When seen through the lens of employee misclassification, the debate over the term student-athlete suddenly carries significant weight for many Americans who have nothing to do with college sports: If we can change the way student-athletes are treated, who else deserves to be called an employee?
Just before Labor Day, a federal judge allowed a lawsuit to proceed claiming college athletes are employees. Abruzzo is hoping to move the needle on winning players the right to collective bargaining through litigation in the NLRB, after Northwestern University players were narrowly denied the right to unionize in 2015. She also hopes employers look at the shifting ground and act on their own, or that workers force them to: “The employer should be reconsidering it, especially if they have control. And the workers themselves should be looking at it: ‘I think I am protected by this act. I don’t care what my employer says.’”

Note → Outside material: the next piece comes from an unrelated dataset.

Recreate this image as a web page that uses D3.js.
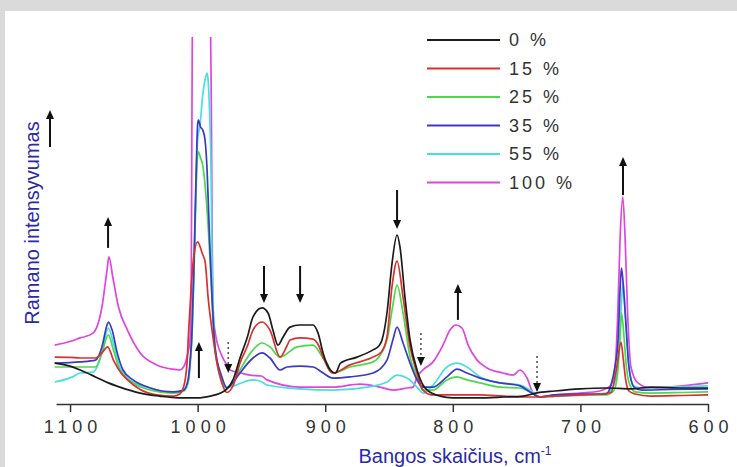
<!DOCTYPE html>
<html><head><meta charset="utf-8">
<script src="https://cdn.jsdelivr.net/npm/d3@7"></script>
<style>
html,body{margin:0;padding:0;background:#dadada;}
svg{display:block;}
text{font-family:"Liberation Sans",Arial,Helvetica,sans-serif;}
</style></head><body>
<svg id="chart" width="737" height="467"></svg>
<script>
// ---------- DATA ----------
const tickValues = [1100, 1000, 900, 800, 700, 600];
const seriesLabels = ["0 %", "15 %", "25 %", "35 %", "55 %", "100 %"];
const xTitle = "Bangos skaičius, cm";
const yTitle = "Ramano intensyvumas";

// [wavenumber (cm-1), intensity (a.u.)]
const s0 = [[1112,12.3],[1100,11.3],[1092,10],[1080,7.7],[1070,5.7],[1061,4.3],[1045,2.3],[1030,1.3],[1015,0.7],[1000,0.7],[990,1.3],[982,2.3],[977,3.7],[972,7],[966.8,14],[961,21],[956.6,27.7],[949.5,30.7],[944.8,29],[941,23.3],[937,18.3],[933,21],[927.6,24.3],[920,25],[909.6,25],[905.6,22.3],[901.7,15.7],[896,10],[892,9],[888,12.3],[875,14.3],[862.5,16.7],[858,18],[855.5,20],[851.6,29],[847.6,45.7],[843.7,55],[841.4,51],[837.5,34.3],[833.5,20],[828,10],[823.4,5],[820,3.3],[810,1.3],[800,0.7],[780,0.7],[760,1],[745,1.3],[735,2.3],[720,3],[700,3.7],[680,4],[660,3.7],[645,4.3],[620,4],[600,4]];
const s15 = [[1112,14.3],[1100,14.2],[1092,14],[1080,14],[1075,15.7],[1070.5,17.7],[1066,13.3],[1060,9],[1055,6.7],[1045,3.5],[1032,1.7],[1019,1.3],[1014,2],[1011,4.3],[1008.3,12.3],[1007,23.3],[1005.5,34.3],[1003.6,45.7],[1000,52.7],[996.5,49],[994,45.7],[991.8,34.3],[988.7,23.3],[984.8,12.3],[981,5.7],[977,2.5],[972,5],[966.8,12.3],[961,18],[956.6,23.3],[949.5,26],[943.3,23.3],[935.4,14.3],[930,18],[927.6,20],[919.7,20.7],[909.6,20.3],[905,18],[901.7,14.3],[894,9],[880.6,11.7],[862.5,14.3],[856,16],[851.6,21],[847.6,38],[843.7,46.3],[839,34.3],[833.5,17.7],[828,9],[823.4,3.3],[816,1.7],[800,1.7],[780,1.7],[760,1.3],[745,1],[735,1],[720,1.3],[700,1.7],[685,2],[676,2.5],[671.5,11],[668.2,19.3],[666.5,14],[664.5,6.7],[662,3],[657,2],[645,1.3],[620,1.5],[600,1.7]];
const s25 = [[1112,11],[1092,11],[1080,11],[1075,15.7],[1070,21.7],[1066,16.7],[1061,10],[1050.6,5.7],[1037,3.3],[1019,2.3],[1011,3],[1007.5,6],[1006,11.7],[1004.4,21.7],[1002.8,43.3],[1001.3,68.3],[1000,81.7],[999.4,82.7],[997.7,80.7],[996,78.3],[994.2,71.7],[992.6,63.3],[991.8,58.3],[990.3,46.7],[988.7,33.3],[986.4,17.3],[981,6.7],[977,4],[972,6],[966.8,10],[956.6,16.7],[949.5,19],[943.3,17.7],[935.4,14.3],[922,17.7],[909.6,18.3],[901.7,14],[898.6,12.3],[894,9],[880.6,11],[862.5,12.7],[851.6,20],[847.6,30],[843.7,38.3],[839,29],[833.5,14.3],[828,7.7],[823.4,3.3],[815.5,3.3],[804.6,6.7],[796.7,7.7],[788.9,6.7],[778.7,5.7],[763,4.3],[747.3,4],[739.5,2.7],[731.7,1],[720,1.3],[700,1.7],[680,1.7],[674,3],[670.8,9],[668.8,22],[667.8,29],[666,22],[664.2,12],[661.8,5.7],[657,2.7],[645,2.3],[620,2.5],[600,2.7]];
const s35 = [[1112,12.3],[1092,12.7],[1080,13.3],[1075,17.7],[1071,25],[1070,26],[1067,23.3],[1063,15.7],[1058.5,10],[1050.6,6.7],[1037,4],[1019,2.7],[1011,3.3],[1007.5,6.7],[1006,12.3],[1004.4,23.3],[1002.8,46.7],[1001.3,73.3],[1000,91.7],[999.4,93.3],[997.7,91],[996,90],[994.2,86.7],[992.6,76.7],[991.8,67.7],[990.3,50],[988.7,34.3],[986.4,17.7],[981,7.7],[977,4],[972,6],[966.8,9],[956.6,14],[949.5,15.7],[943.3,14],[935.4,10],[930,11],[919.7,11.3],[909.6,11],[901.7,9],[894,7.3],[880.6,7.7],[862.5,9],[851.6,13.3],[847,20],[843.7,24.3],[839,19],[833.5,12.3],[828,6.7],[823.4,4.3],[815.5,4.3],[804.6,7.7],[796.7,10.3],[788.9,9],[778.7,7.3],[763,5.7],[747.3,4.7],[739.5,2.7],[731.7,1],[720,1.7],[700,2],[680,2],[676,5],[673,11],[670.5,20],[668.8,38],[667.8,44],[666,36],[664.3,25],[662,11],[658,4.3],[652,3.3],[630,3.5],[600,3.7]];
const s55 = [[1112,6],[1098,7.7],[1092,9],[1082,9.3],[1075,15.7],[1070,24],[1066,19],[1061,11],[1050.6,6],[1037,4],[1019,2.3],[1011,3],[1007.5,5.7],[1006,11],[1004.4,21.7],[1002.8,45],[1001.3,71.7],[1000,86.7],[998.1,91.7],[996,101.7],[994.2,106.7],[992.6,109],[991.8,106.7],[990.7,96.7],[989.5,76.7],[988.7,45.7],[987.9,33.3],[986.4,17.7],[982.4,7.7],[978.5,4.3],[974.6,4.3],[966.8,5.5],[956.6,6.7],[949.5,6],[945.6,5],[919.7,3.7],[894,3.3],[867,4.3],[851.6,6],[843.7,8.3],[835.9,7.3],[828,4.3],[823.4,2.3],[815.5,5],[804.6,11],[796.7,12.3],[788.9,11],[778.7,7.7],[763,5.7],[747.3,5],[739.5,3.3],[731.7,1],[720,1.3],[700,1.5],[680,2],[675,4],[671.5,9],[669.3,20],[667.5,35],[666.6,39],[665,30],[663.7,22],[661.3,9],[658,4.7],[652,4],[630,4.3],[600,4.7]];
const s100 = [[1112,18.3],[1100,19.5],[1092,20.7],[1082,22.3],[1075,31],[1071,43.3],[1069.5,47.7],[1066.5,41],[1062,31],[1055,23.3],[1045,15.7],[1032,11.7],[1020,10.3],[1014,10],[1011,11],[1008,15],[1006,20],[1005,40],[1004.4,100],[1003.8,150],[1000,200],[995,200],[991,160],[990,130],[989.3,100],[988.7,60],[988,30],[986.4,23],[981,14.7],[977,11.7],[974.6,10],[966,9],[959,8.3],[950,8],[945.6,6.7],[919.7,4.3],[894,4.3],[872.7,5.3],[857,4.3],[846.9,3.3],[835.9,4],[831.2,4.3],[828,7.7],[823.4,10],[815.5,12.7],[807.7,18.3],[802.2,23.3],[797.5,25],[792.8,24],[788,18.3],[781,13.3],[773.2,10.7],[760.7,9],[752.8,8.3],[747.3,10],[741.8,7.3],[737.1,2.3],[731.7,1],[720,1.7],[700,2.3],[685,3],[676,5],[672.8,11],[670.8,27.7],[668.8,55],[666.8,67.7],[664.8,52],[662.9,27.7],[660.4,11],[655,5.7],[645,4],[620,4.7],[600,5.7]];

// annotation arrows: wavenumber, start intensity, tip intensity, dotted?
const arrowW    = [1070.2, 999, 976, 948, 919.7, 843.7, 825, 796, 734, 666.6];
const arrowFrom = [50.7, 7.3, 19.3, 44.7, 44.7, 70, 22.3, 26.7, 14.7, 68.3];
const arrowTo   = [61, 19.3, 9, 32.3, 32.3, 57, 11.3, 38.7, 2.7, 81];
const arrowDot  = [false, false, true, false, false, false, true, false, true, false];

// ---------- CHART ----------
const W = 737, H = 467;
const svg = d3.select("#chart");
const FONT = '"Liberation Sans", Arial, Helvetica, sans-serif';

svg.append("rect").attr("width", W).attr("height", H).attr("fill", "#dadada");
svg.append("rect").attr("x", 5).attr("y", 11).attr("width", W - 5).attr("height", H - 11).attr("fill", "#ffffff");

const x = d3.scaleLinear().domain([1111, 600]).range([56, 708]);
const y = d3.scaleLinear().domain([0, 120]).range([400, 40]);

svg.append("defs").append("clipPath").attr("id", "plotclip")
  .append("rect").attr("x", 50).attr("y", 37).attr("width", 665).attr("height", 367);

const colors = {
  "0 %": "#1c1c1c", "15 %": "#d93030", "25 %": "#4cd94c",
  "35 %": "#3a3ac4", "55 %": "#46e0e0", "100 %": "#e045e0"
};
const seriesData = { "0 %": s0, "15 %": s15, "25 %": s25, "35 %": s35, "55 %": s55, "100 %": s100 };
const drawOrder = ["100 %", "55 %", "25 %", "35 %", "15 %", "0 %"];

const line = d3.line().x(d => x(d[0])).y(d => y(d[1])).curve(d3.curveMonotoneX);

const plot = svg.append("g").attr("clip-path", "url(#plotclip)");
drawOrder.forEach(k => {
  plot.append("path").datum(seriesData[k])
    .attr("d", line).attr("fill", "none")
    .attr("stroke", colors[k]).attr("stroke-width", 1.7)
    .attr("stroke-linejoin", "round");
});

// axis
const xAxis = d3.axisBottom(x).tickValues(tickValues).tickSize(8).tickPadding(8)
  .tickSizeOuter(0).tickFormat(d3.format("d"));
const gx = svg.append("g").attr("transform", "translate(0,404)").call(xAxis)
  .attr("font-family", FONT).attr("font-size", 18);
gx.select(".domain").attr("stroke", "#333").attr("stroke-width", 1.5);
gx.selectAll(".tick line").attr("stroke", "#333").attr("stroke-width", 1.5);
gx.selectAll(".tick text").attr("fill", "#333").attr("letter-spacing", "5px").attr("dx", "2.5px");

// axis titles
const xt = svg.append("text").attr("x", 455).attr("y", 463).attr("text-anchor", "middle")
  .attr("font-size", 20).attr("fill", "#2a2aa8").attr("font-family", FONT).text(xTitle);
xt.append("tspan").attr("font-size", 12).attr("dy", -8).text("-1");

svg.append("text").attr("transform", "translate(39,223) rotate(-90)")
  .attr("text-anchor", "middle").attr("font-size", 20).attr("fill", "#2a2aa8")
  .attr("font-family", FONT).text(yTitle);

function drawArrow(g, cx, y0, y1, dotted) {
  const up = y1 < y0;
  const hl = 9, hw = 4;
  const shaftEnd = up ? y1 + hl - 1 : y1 - hl + 1;
  g.append("line").attr("x1", cx).attr("x2", cx).attr("y1", y0).attr("y2", shaftEnd)
    .attr("stroke", dotted ? "#555" : "#111").attr("stroke-width", dotted ? 1.6 : 2)
    .attr("stroke-dasharray", dotted ? "2,3" : null);
  const b = up ? y1 + hl : y1 - hl;
  g.append("path").attr("d", `M${cx},${y1}L${cx - hw},${b}L${cx + hw},${b}Z`)
    .attr("fill", "#111");
}
const ann = svg.append("g");
drawArrow(ann, 50, 147, 110, false);   // arrow beside the y title
arrowW.forEach((w, i) => drawArrow(ann, x(w), y(arrowFrom[i]), y(arrowTo[i]), arrowDot[i]));

// legend
const legend = svg.append("g");
seriesLabels.forEach((lab, i) => {
  const ly = 40 + i * 28.5;
  legend.append("line").attr("x1", 427).attr("x2", 500).attr("y1", ly).attr("y2", ly)
    .attr("stroke", colors[lab]).attr("stroke-width", 2);
  legend.append("text").attr("x", 509).attr("y", ly).attr("dy", "0.35em")
    .attr("font-size", 18).attr("fill", "#333").attr("letter-spacing", "3px")
    .attr("font-family", FONT).text(lab);
});
</script>
</body></html>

Kyle Allen playing in Sacramento, 2021 Credit: Stephen Bailey
It took Kyle another six years to get back on track. After losing his scholarship, struggling as a driver for years while fighting off the depression of losing his dream, he was finally able to earn an online college degree on the side, enabling him to seek a new job in a new field. He now works in education, helping kids in his hometown of Sacramento. It’s one of those increasingly rare opportunities: the kind with benefits, and a union.
Finding out about Abruzzo’s memo, Kyle said, “It makes me feel seen, honestly. It makes me feel seen. It gives me the strength to keep the fight going.
“I’m proud of the work we did, and the work she’s doing in making sure that student-athletes are seen and heard, and that we have a voice.”